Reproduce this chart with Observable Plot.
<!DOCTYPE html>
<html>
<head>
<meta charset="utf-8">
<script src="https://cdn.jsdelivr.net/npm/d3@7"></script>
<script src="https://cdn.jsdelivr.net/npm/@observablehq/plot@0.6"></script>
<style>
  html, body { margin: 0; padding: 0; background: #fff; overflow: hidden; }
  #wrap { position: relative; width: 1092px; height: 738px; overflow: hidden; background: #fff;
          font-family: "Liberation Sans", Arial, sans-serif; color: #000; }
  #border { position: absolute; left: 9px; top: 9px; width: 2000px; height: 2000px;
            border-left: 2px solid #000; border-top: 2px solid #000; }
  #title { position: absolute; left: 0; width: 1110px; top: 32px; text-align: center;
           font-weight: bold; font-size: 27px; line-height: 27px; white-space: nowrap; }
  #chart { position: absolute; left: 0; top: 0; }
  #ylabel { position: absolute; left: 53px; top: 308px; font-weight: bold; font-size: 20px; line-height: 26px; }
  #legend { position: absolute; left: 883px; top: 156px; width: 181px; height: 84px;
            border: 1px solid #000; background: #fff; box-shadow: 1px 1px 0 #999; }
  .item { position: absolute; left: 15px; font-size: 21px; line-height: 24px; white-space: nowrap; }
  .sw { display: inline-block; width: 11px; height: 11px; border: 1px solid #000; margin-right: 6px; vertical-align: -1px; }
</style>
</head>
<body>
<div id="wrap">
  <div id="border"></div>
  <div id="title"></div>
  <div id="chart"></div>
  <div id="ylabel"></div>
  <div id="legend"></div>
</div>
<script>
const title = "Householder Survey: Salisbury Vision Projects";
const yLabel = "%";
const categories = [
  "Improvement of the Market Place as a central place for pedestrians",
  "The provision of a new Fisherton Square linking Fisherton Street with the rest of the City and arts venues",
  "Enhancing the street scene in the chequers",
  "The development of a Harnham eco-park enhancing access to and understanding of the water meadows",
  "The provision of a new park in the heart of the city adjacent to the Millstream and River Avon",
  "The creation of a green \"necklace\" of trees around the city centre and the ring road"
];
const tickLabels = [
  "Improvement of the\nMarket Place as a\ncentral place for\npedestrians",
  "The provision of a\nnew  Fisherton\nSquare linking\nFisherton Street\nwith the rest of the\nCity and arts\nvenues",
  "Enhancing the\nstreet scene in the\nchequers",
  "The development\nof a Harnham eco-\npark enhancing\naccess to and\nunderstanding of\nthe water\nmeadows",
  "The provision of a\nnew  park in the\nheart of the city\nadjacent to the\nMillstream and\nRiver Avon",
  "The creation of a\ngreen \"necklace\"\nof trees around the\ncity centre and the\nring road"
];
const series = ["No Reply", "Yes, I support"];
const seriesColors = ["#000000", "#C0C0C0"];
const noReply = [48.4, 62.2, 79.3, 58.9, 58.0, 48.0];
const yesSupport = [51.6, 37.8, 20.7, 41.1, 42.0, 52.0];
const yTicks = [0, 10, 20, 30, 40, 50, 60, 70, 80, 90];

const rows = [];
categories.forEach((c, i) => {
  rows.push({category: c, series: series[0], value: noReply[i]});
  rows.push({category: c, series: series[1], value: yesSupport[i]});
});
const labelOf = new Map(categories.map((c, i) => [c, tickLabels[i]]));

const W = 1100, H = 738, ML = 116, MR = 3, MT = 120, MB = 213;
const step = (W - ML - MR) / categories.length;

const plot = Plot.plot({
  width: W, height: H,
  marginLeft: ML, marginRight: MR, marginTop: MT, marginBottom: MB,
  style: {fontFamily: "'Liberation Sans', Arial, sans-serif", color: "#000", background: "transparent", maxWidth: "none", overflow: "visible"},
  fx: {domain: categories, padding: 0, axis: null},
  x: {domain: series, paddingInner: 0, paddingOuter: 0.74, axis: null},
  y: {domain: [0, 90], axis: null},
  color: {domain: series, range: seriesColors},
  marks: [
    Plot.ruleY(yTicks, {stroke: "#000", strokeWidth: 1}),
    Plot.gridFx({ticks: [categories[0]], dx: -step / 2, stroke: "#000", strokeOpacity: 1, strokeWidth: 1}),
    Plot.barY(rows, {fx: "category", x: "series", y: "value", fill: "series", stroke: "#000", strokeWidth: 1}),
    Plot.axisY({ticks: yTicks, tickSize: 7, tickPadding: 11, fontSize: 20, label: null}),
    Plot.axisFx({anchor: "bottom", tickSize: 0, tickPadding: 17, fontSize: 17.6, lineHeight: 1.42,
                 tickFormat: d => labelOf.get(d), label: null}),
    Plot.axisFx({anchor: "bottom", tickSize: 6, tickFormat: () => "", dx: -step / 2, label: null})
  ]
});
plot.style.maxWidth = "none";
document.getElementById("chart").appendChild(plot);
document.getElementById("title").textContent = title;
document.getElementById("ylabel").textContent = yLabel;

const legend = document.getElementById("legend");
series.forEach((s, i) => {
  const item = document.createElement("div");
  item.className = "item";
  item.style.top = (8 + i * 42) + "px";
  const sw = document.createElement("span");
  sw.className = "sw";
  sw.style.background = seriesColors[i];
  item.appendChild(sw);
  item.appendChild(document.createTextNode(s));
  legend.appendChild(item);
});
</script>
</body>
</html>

#### [Given request]
Output all of the data again, exactly.

#### [Exercise output]
Reproduce this chart with Observable Plot.
<!DOCTYPE html>
<html>
<head>
<meta charset="utf-8">
<script src="https://cdn.jsdelivr.net/npm/d3@7"></script>
<script src="https://cdn.jsdelivr.net/npm/@observablehq/plot@0.6"></script>
<style>
  html, body { margin: 0; padding: 0; background: #fff; overflow: hidden; }
  #wrap { position: relative; width: 1092px; height: 738px; overflow: hidden; background: #fff;
          font-family: "Liberation Sans", Arial, sans-serif; color: #000; }
  #border { position: absolute; left: 9px; top: 9px; width: 2000px; height: 2000px;
            border-left: 2px solid #000; border-top: 2px solid #000; }
  #title { position: absolute; left: 0; width: 1110px; top: 32px; text-align: center;
           font-weight: bold; font-size: 27px; line-height: 27px; white-space: nowrap; }
  #chart { position: absolute; left: 0; top: 0; }
  #ylabel { position: absolute; left: 53px; top: 308px; font-weight: bold; font-size: 20px; line-height: 26px; }
  #legend { position: absolute; left: 883px; top: 156px; width: 181px; height: 84px;
            border: 1px solid #000; background: #fff; box-shadow: 1px 1px 0 #999; }
  .item { position: absolute; left: 15px; font-size: 21px; line-height: 24px; white-space: nowrap; }
  .sw { display: inline-block; width: 11px; height: 11px; border: 1px solid #000; margin-right: 6px; vertical-align: -1px; }
</style>
</head>
<body>
<div id="wrap">
  <div id="border"></div>
  <div id="title"></div>
  <div id="chart"></div>
  <div id="ylabel"></div>
  <div id="legend"></div>
</div>
<script>
const title = "Householder Survey: Salisbury Vision Projects";
const yLabel = "%";
const categories = [
  "Improvement of the Market Place as a central place for pedestrians",
  "The provision of a new Fisherton Square linking Fisherton Street with the rest of the City and arts venues",
  "Enhancing the street scene in the chequers",
  "The development of a Harnham eco-park enhancing access to and understanding of the water meadows",
  "The provision of a new park in the heart of the city adjacent to the Millstream and River Avon",
  "The creation of a green \"necklace\" of trees around the city centre and the ring road"
];
const tickLabels = [
  "Improvement of the\nMarket Place as a\ncentral place for\npedestrians",
  "The provision of a\nnew  Fisherton\nSquare linking\nFisherton Street\nwith the rest of the\nCity and arts\nvenues",
  "Enhancing the\nstreet scene in the\nchequers",
  "The development\nof a Harnham eco-\npark enhancing\naccess to and\nunderstanding of\nthe water\nmeadows",
  "The provision of a\nnew  park in the\nheart of the city\nadjacent to the\nMillstream and\nRiver Avon",
  "The creation of a\ngreen \"necklace\"\nof trees around the\ncity centre and the\nring road"
];
const series = ["No Reply", "Yes, I support"];
const seriesColors = ["#000000", "#C0C0C0"];
const noReply = [48.4, 62.2, 79.3, 58.9, 58.0, 48.0];
const yesSupport = [51.6, 37.8, 20.7, 41.1, 42.0, 52.0];
const yTicks = [0, 10, 20, 30, 40, 50, 60, 70, 80, 90];

const rows = [];
categories.forEach((c, i) => {
  rows.push({category: c, series: series[0], value: noReply[i]});
  rows.push({category: c, series: series[1], value: yesSupport[i]});
});
const labelOf = new Map(categories.map((c, i) => [c, tickLabels[i]]));

const W = 1100, H = 738, ML = 116, MR = 3, MT = 120, MB = 213;
const step = (W - ML - MR) / categories.length;

const plot = Plot.plot({
  width: W, height: H,
  marginLeft: ML, marginRight: MR, marginTop: MT, marginBottom: MB,
  style: {fontFamily: "'Liberation Sans', Arial, sans-serif", color: "#000", background: "transparent", maxWidth: "none", overflow: "visible"},
  fx: {domain: categories, padding: 0, axis: null},
  x: {domain: series, paddingInner: 0, paddingOuter: 0.74, axis: null},
  y: {domain: [0, 90], axis: null},
  color: {domain: series, range: seriesColors},
  marks: [
    Plot.ruleY(yTicks, {stroke: "#000", strokeWidth: 1}),
    Plot.gridFx({ticks: [categories[0]], dx: -step / 2, stroke: "#000", strokeOpacity: 1, strokeWidth: 1}),
    Plot.barY(rows, {fx: "category", x: "series", y: "value", fill: "series", stroke: "#000", strokeWidth: 1}),
    Plot.axisY({ticks: yTicks, tickSize: 7, tickPadding: 11, fontSize: 20, label: null}),
    Plot.axisFx({anchor: "bottom", tickSize: 0, tickPadding: 17, fontSize: 17.6, lineHeight: 1.42,
                 tickFormat: d => labelOf.get(d), label: null}),
    Plot.axisFx({anchor: "bottom", tickSize: 6, tickFormat: () => "", dx: -step / 2, label: null})
  ]
});
plot.style.maxWidth = "none";
document.getElementById("chart").appendChild(plot);
document.getElementById("title").textContent = title;
document.getElementById("ylabel").textContent = yLabel;

const legend = document.getElementById("legend");
series.forEach((s, i) => {
  const item = document.createElement("div");
  item.className = "item";
  item.style.top = (8 + i * 42) + "px";
  const sw = document.createElement("span");
  sw.className = "sw";
  sw.style.background = seriesColors[i];
  item.appendChild(sw);
  item.appendChild(document.createTextNode(s));
  legend.appendChild(item);
});
</script>
</body>
</html>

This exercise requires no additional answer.